My Self-build and Custom Housebuilding Bill, which I am pleased to say is now going to become an Act, will give people in every area an opportunity to go to their local council and say, “Where is your register? I want to put my name down as someone who wants to acquire a serviced plot.” The council will have a statutory obligation to keep a register of such people and to have regard to it when drawing up its housing plans, whether for planning and housing, for regeneration or for the disposal of land. In visits overseas, I have seen that such space can also encompass housing for affordable rent through housing co-operatives as well as housing for private purchase. The point about serviced plots is key. This goes back to what I was saying about infrastructure and about removing the blockages to further development. This is about funding the essential infrastructure that is needed before further development can take place.

In the Government’s Budget last year, they announced the provision of £150 million towards serviced plots, and I interpret the creation of 20 housing zones that was announced yesterday as a further step in the right direction towards making the providing of the necessary infrastructure much easier. If a customer wants to come into the marketplace and take advantage of the opportunity to build a house that meets their own needs, the blockages that they meet can prove terminal. They might be trying to find a site, to acquire a piece of land or to obtain the necessary finance, for example. They might be told by the local authority to do an archaeological survey that they did not realise they would need, or a service supplier might tell them that the cost of supplying electricity or water, say, to the site would be prohibitive.

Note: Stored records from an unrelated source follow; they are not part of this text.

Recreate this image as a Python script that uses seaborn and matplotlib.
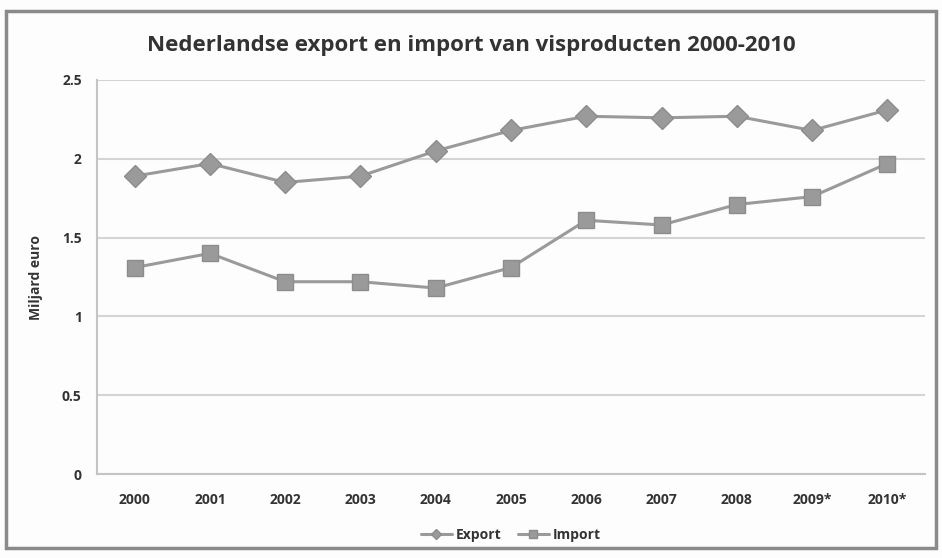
import matplotlib
matplotlib.use('Agg')
import matplotlib.pyplot as plt
import numpy as np
import pandas as pd
import seaborn as sns
from matplotlib.patches import Rectangle

years = ['2000', '2001', '2002', '2003', '2004', '2005', '2006', '2007', '2008', '2009*', '2010*']
export = [1.89, 1.97, 1.85, 1.89, 2.05, 2.18, 2.27, 2.26, 2.27, 2.18, 2.31]
imports = [1.31, 1.40, 1.22, 1.22, 1.18, 1.31, 1.61, 1.58, 1.71, 1.76, 1.97]
y_ticks = [0, 0.5, 1, 1.5, 2, 2.5]
y_labels = ['0', '0.5', '1', '1.5', '2', '2.5']

df = pd.DataFrame({
    'jaar': years * 2,
    'waarde': export + imports,
    'reeks': ['Export'] * len(years) + ['Import'] * len(years),
})

sns.set_theme(style='white')
plt.rcParams['font.family'] = ['Open Sans', 'DejaVu Sans']

fig = plt.figure(figsize=(9.42, 5.58), dpi=100)
fig.patch.set_facecolor('#fdfdfd')
# grijze rand om de grafiek
fig.add_artist(Rectangle((0.006, 0.018), 0.988, 0.962, transform=fig.transFigure,
                         fill=False, edgecolor='#8a8a8a', linewidth=2.5))

ax = fig.add_axes([97 / 942, 1 - 474 / 558, (925 - 97) / 942, (474 - 80) / 558])
ax.set_facecolor('#fdfdfd')

sns.lineplot(data=df, x='jaar', y='waarde', hue='reeks', style='reeks',
             markers={'Export': 'D', 'Import': 's'}, dashes=False,
             palette={'Export': '#9a9a9a', 'Import': '#9a9a9a'},
             markersize=11, linewidth=2.2, markeredgecolor='#8c8c8c',
             markeredgewidth=1, sort=False, ax=ax)

ax.set_xlim(-0.5, len(years) - 0.5)
ax.set_ylim(0, 2.5)
ax.set_yticks(y_ticks)
ax.set_yticklabels(y_labels)
ax.yaxis.grid(True, color='#d4d4d4', linewidth=1.5)
ax.set_axisbelow(True)

for s in ['top', 'right']:
    ax.spines[s].set_visible(False)
for s in ['left', 'bottom']:
    ax.spines[s].set_color('#c4c4c4')
    ax.spines[s].set_linewidth(1.5)

ax.set_xticks(np.arange(-0.5, len(years), 1), minor=True)
ax.tick_params(axis='x', which='minor', length=5, color='#c4c4c4', width=1.2)
ax.tick_params(axis='x', which='major', length=0, pad=14)
ax.tick_params(axis='y', length=5, color='#c4c4c4', width=1.2, pad=6)
for lbl in ax.get_xticklabels() + ax.get_yticklabels():
    lbl.set_fontsize(10)
    lbl.set_fontweight('bold')
    lbl.set_color('#333333')

ax.set_xlabel('')
ax.set_ylabel('Miljard euro', fontsize=10, fontweight='bold', color='#333333', labelpad=14)

fig.text(0.5, 1 - 45 / 558, 'Nederlandse export en import van visproducten 2000-2010',
         ha='center', va='center', fontsize=16, fontweight='bold', color='#333333')

leg = ax.legend(loc='center', bbox_to_anchor=(0.5, -0.155), ncol=2, frameon=False,
                fontsize=10, handlelength=2.2, columnspacing=1.2, handletextpad=0.3,
                markerscale=0.5)
for t in leg.get_texts():
    t.set_fontweight('bold')
    t.set_color('#333333')

fig.savefig('out.png', dpi=100, facecolor=fig.get_facecolor())
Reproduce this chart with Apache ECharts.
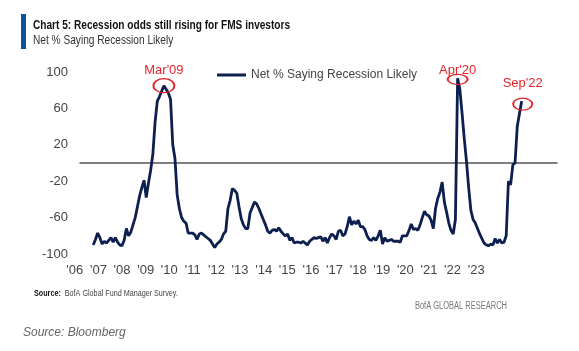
<!DOCTYPE html>
<html>
<head>
<meta charset="utf-8">
<script src="https://cdn.jsdelivr.net/npm/echarts@6/dist/echarts.min.js"></script>
<style>
  html, body { margin: 0; padding: 0; background: #fff; }
  #chart { width: 579px; height: 351px; }
</style>
</head>
<body>
<div id="chart"></div>
<script>
const SANS = "'Liberation Sans', Arial, sans-serif";
const RED = '#e3242b';

const startYear = 2006;
const startMonth = 7;

// monthly net % saying recession likely, Jul 2006 .. Sep 2022
const values = [
  -90, -84, -77, -82, -89, -86,                                   // 2006 H2
  -88, -85, -82, -87, -82, -87, -90, -91, -85, -72, -80, -76,     // 2007
  -68, -60, -48, -36, -27, -19, -38, -22, -8, 10, 45, 68,         // 2008
  73, 79, 85, 81, 77, 70, 20, 5, -35, -50, -60, -64,              // 2009
  -66, -77, -77, -77, -79, -84, -78, -77, -79, -81, -83, -85,     // 2010
  -89, -93, -89, -87, -84, -78, -75, -50, -41, -28, -30, -33,     // 2011
  -48, -61, -68, -72, -72, -55, -49, -43, -45, -50, -56, -62,     // 2012
  -68, -75, -77, -74, -73, -75, -71, -75, -78, -80, -78, -85,     // 2013
  -82, -88, -87, -87, -88, -86, -88, -90, -86, -84, -82, -83,     // 2014
  -82, -81, -86, -82, -88, -82, -78, -80, -84, -75, -74, -80,     // 2015
  -78, -70, -59, -68, -64, -67, -63, -70, -70, -73, -80, -84,     // 2016
  -85, -82, -85, -80, -74, -89, -82, -86, -85, -84, -86, -86,     // 2017
  -86, -87, -80, -80, -80, -74, -67, -73, -72, -74, -68, -60,     // 2018
  -53, -57, -58, -63, -72, -50, -39, -32, -21, -43, -54, -66,     // 2019
  -74, -78, -62, 93, 81, 55, 27, 2, -27, -52, -62, -66,           // 2020
  -72, -78, -83, -88, -90, -91, -89, -90, -83, -88, -84, -88,     // 2021
  -87, -80, -20, -24, -2, 0, 40, 54, 68                           // 2022
];

const yearLabels = ["'06", "'07", "'08", "'09", "'10", "'11", "'12", "'13", "'14",
  "'15", "'16", "'17", "'18", "'19", "'20", "'21", "'22", "'23"];

const peakMonths = ['2009-03', '2020-04', '2022-09'];
const peakNames = ["Mar'09", "Apr'20", "Sep'22"];

const months = values.map((_, i) => {
  const m = startMonth - 1 + i;
  return (startYear + Math.floor(m / 12)) + '-' + String(m % 12 + 1).padStart(2, '0');
});
function toYear(s) {
  const [y, m] = s.split('-').map(Number);
  return y + (m - 1) / 12;
}
const seriesData = months.map((m, i) => [toYear(m), values[i]]);

// ellipse size / offset / label gap for each highlighted peak
const peakStyle = [
  { size: [21, 14], offset: [0, 0], dist: 1 },
  { size: [20, 10], offset: [0, 1], dist: -3 },
  { size: [19, 12], offset: [1, 3], dist: 8 }
];
const peakData = peakMonths.map((m, i) => ({
  coord: [toYear(m), values[months.indexOf(m)]],
  symbolSize: peakStyle[i].size,
  symbolOffset: peakStyle[i].offset,
  label: { formatter: peakNames[i], distance: peakStyle[i].dist }
}));

// condensed-looking text: plain sans squeezed horizontally
function narrowText(x, y, text, font, fill, sx, align) {
  return {
    type: 'text', x: x, y: y, scaleX: sx,
    style: { text: text, x: 0, y: 0, font: font, fill: fill,
      textAlign: align || 'left', textVerticalAlign: 'middle' }
  };
}

const chart = echarts.init(document.getElementById('chart'));
chart.setOption({
  animation: false,
  backgroundColor: '#fff',
  grid: [
    { left: 80, right: 22, top: 72, bottom: 97 },
    { left: 63, right: 91, top: 72, bottom: 97 }
  ],
  xAxis: [
    {
      type: 'value', gridIndex: 0, min: 2006, max: 2024,
      axisLine: { show: true, onZero: true, lineStyle: { color: '#555', width: 1.5 } },
      axisTick: { show: false }, axisLabel: { show: false }, splitLine: { show: false }
    },
    {
      type: 'category', gridIndex: 1, data: yearLabels, boundaryGap: true,
      axisLine: { show: false }, axisTick: { show: false }, splitLine: { show: false },
      axisLabel: { color: '#444', fontSize: 13, fontFamily: SANS, margin: 10, interval: 0 }
    }
  ],
  yAxis: [
    {
      type: 'value', gridIndex: 0, min: -100, max: 100, interval: 40,
      axisLine: { show: false }, axisTick: { show: false }, splitLine: { show: false },
      axisLabel: { color: '#444', fontSize: 13, fontFamily: SANS, margin: 12 }
    },
    { type: 'value', gridIndex: 1, show: false }
  ],
  legend: {
    left: 217, top: 69, padding: 0,
    icon: 'rect', itemWidth: 29, itemHeight: 3, itemGap: 0,
    textStyle: { color: '#444', fontSize: 12, fontFamily: SANS }
  },
  series: [{
    name: 'Net % Saying Recession Likely',
    type: 'line',
    xAxisIndex: 0, yAxisIndex: 0,
    data: seriesData,
    showSymbol: false,
    color: '#0d1f4f',
    lineStyle: { color: '#0d1f4f', width: 2.8 },
    markPoint: {
      symbol: 'circle',
      itemStyle: { color: 'rgba(0,0,0,0)', borderColor: RED, borderWidth: 1.5 },
      label: { show: true, position: 'top', color: RED, fontSize: 13, fontFamily: SANS },
      data: peakData
    }
  }],
  graphic: [
    { type: 'rect', shape: { x: 21, y: 14, width: 5, height: 35 }, style: { fill: '#0b54a4' } },
    narrowText(33, 25, 'Chart 5: Recession odds still rising for FMS investors',
      'bold 13px ' + SANS, '#111', 0.777),
    narrowText(33, 40, 'Net % Saying Recession Likely', '13px ' + SANS, '#333', 0.78),
    {
      type: 'text', x: 34, y: 294, scaleX: 0.8,
      style: {
        text: '{b|Source:}  BofA Global Fund Manager Survey.',
        x: 0, y: 0, textVerticalAlign: 'middle',
        fill: '#444', font: '9px ' + SANS,
        rich: { b: { fontWeight: 'bold', fontSize: 9, fontFamily: SANS, fill: '#111' } }
      }
    },
    narrowText(507, 306, 'BofA GLOBAL RESEARCH', '10px ' + SANS, '#777', 0.75, 'right'),
    narrowText(23, 333, 'Source: Bloomberg', 'italic 12px ' + SANS, '#666', 1)
  ]
});
</script>
</body>
</html>
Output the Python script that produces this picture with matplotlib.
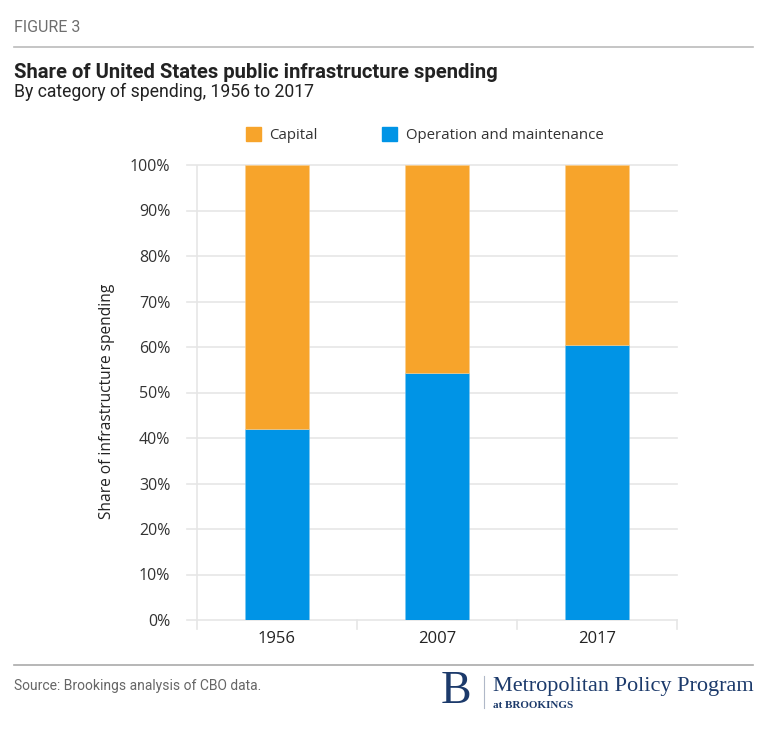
import matplotlib
matplotlib.use("Agg")
import matplotlib.pyplot as plt
from matplotlib.patches import Rectangle
from matplotlib.lines import Line2D

years = ["1956", "2007", "2017"]
operation_maintenance = [42.0, 54.2, 60.5]
capital = [100 - v for v in operation_maintenance]
yticks = [0, 10, 20, 30, 40, 50, 60, 70, 80, 90, 100]
ytick_labels = [f"{v}%" for v in yticks]

ORANGE = "#F7A42B"
BLUE = "#0094E6"
GRID = "#E6E6E6"
NAVY = "#1C3A6B"
TXT = "#333333"

W, H = 768, 738
fig = plt.figure(figsize=(W / 100, H / 100), dpi=100)

def fx(px):
    return px / W

def fy(py):
    return 1 - py / H

narrow = ["Roboto", "DejaVu Sans"]
body = ["Open Sans", "DejaVu Sans"]
serif = ["Liberation Serif", "DejaVu Serif"]

# header
fig.text(fx(14), fy(27), "FIGURE 3", family=narrow, fontsize=11.5,
         color="#6E6E6E", va="center")
fig.add_artist(Line2D([fx(14), fx(753)], [fy(47), fy(47)], color="#BBBBBB", lw=1.2))
fig.text(fx(14), fy(72), "Share of United States public infrastructure spending", family=narrow,
         fontsize=14.6, fontweight="bold", color="#222222", va="center")
fig.text(fx(14), fy(92), "By category of spending, 1956 to 2017", family=narrow,
         fontsize=12.7, color="#222222", va="center")

# axes
ax_l, ax_r, ax_t, ax_b = 187, 677, 165, 620
ax = fig.add_axes([fx(ax_l), fy(ax_b), (ax_r - ax_l) / W, (ax_b - ax_t) / H])
x = list(range(len(years)))
ax.bar(x, operation_maintenance, width=0.4, color=BLUE, edgecolor="#7cc6f0", linewidth=0.4,
       zorder=3, label="Operation and maintenance")
ax.bar(x, capital, bottom=operation_maintenance, width=0.4, color=ORANGE, edgecolor="#fbcf8f",
       linewidth=0.4, zorder=3, label="Capital")
ax.set_xlim(-0.5625, 2.5)
ax.set_ylim(0, 100)
for s in ax.spines.values():
    s.set_visible(False)
ax.set_yticks(yticks)
ax.set_yticklabels(ytick_labels, family=body, fontsize=11.5, color=TXT)
ax.tick_params(axis="y", length=0, pad=12)
ax.set_xticks(x)
ax.set_xticklabels(years, family=body, fontsize=12, color="#222222")
ax.tick_params(axis="x", length=0, pad=8)
for v in yticks:
    ax.axhline(v, color=GRID, lw=1.2, zorder=1, clip_on=False)
ax.axvline(-0.5, ymin=0, ymax=1, color=GRID, lw=1.2, zorder=1)
for b in [-0.5, 0.5, 1.5, 2.5]:
    ax.plot([b, b], [0, -2], color=GRID, lw=1.2, clip_on=False, zorder=1)
ax.set_ylabel("Share of infrastructure spending", family=body, fontsize=11.2, color="#222222")
ax.yaxis.set_label_coords(-(187 - 115) / 490, (620 - 401) / 455)

# legend
handles = [Rectangle((0, 0), 1, 1, color=ORANGE), Rectangle((0, 0), 1, 1, color=BLUE)]
fig.legend(handles, ["Capital", "Operation and maintenance"], loc="center left",
           bbox_to_anchor=(fx(232), fy(135)), ncol=2, frameon=False,
           prop={"family": body, "size": 10.8}, handlelength=1.0, handleheight=1.0,
           columnspacing=4.3, handletextpad=0.6, labelcolor=TXT)

# footer
fig.add_artist(Line2D([fx(14), fx(753)], [fy(665), fy(665)], color="#AAAAAA", lw=1.2))
fig.text(fx(14), fy(686), "Source: Brookings analysis of CBO data.", family=narrow, fontsize=10,
         color="#666666", va="center")
fig.text(fx(441), fy(692), "B", family=serif, fontsize=33, color=NAVY, va="center", ha="left")
fig.add_artist(Line2D([fx(484), fx(484)], [fy(676), fy(708)], color="#B0B8C8", lw=0.8))
fig.text(fx(493), fy(686), "Metropolitan Policy Program", family=serif, fontsize=16, color=NAVY,
         va="center", ha="left")
fig.text(fx(493), fy(705), "at BROOKINGS", family=serif, fontsize=8, fontweight="bold", color=NAVY,
         va="center", ha="left")

fig.savefig("out.png", dpi=100)
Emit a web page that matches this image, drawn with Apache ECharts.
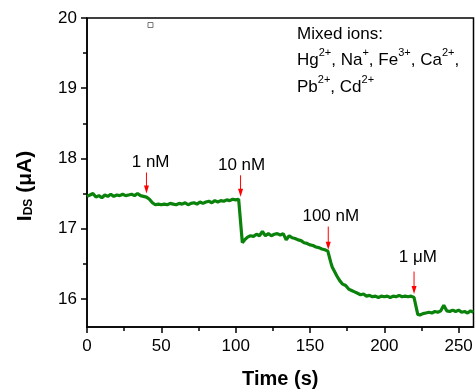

Going back to what Mr Blakeway, the deputy mayor of London, has said about planning certainty, removing all those blockages would create a focused environment in which we know that houses would be built. Housing zones are part of the way to make that happen. The underlying infrastructure being funded by the Government would create the possibility for much more housing being developed more quickly. There is also the possibility of recouping some of that cost through the tax revenues, including council tax revenues, that would flow once the housing was in place.

We need a housing market that works. We need to make the supply work in a way that it is currently not doing. We need to unlock the power of potential customers who do not yet have an opportunity to turn their latent demand into something real. The National Custom and Self-build Association commissioned Ipsos MORI to carry out a survey, which found that 1 million people would like to build their own dwelling or get someone to build it for them in the next 12 months, and that 7 million people would like to do that at some point in their lives. I hope that this Budget will be the harbinger of an important turn of direction towards emphasising the importance of getting underlying infrastructure in place so that the energy and vision of our own people can be deployed in providing the housing that we need.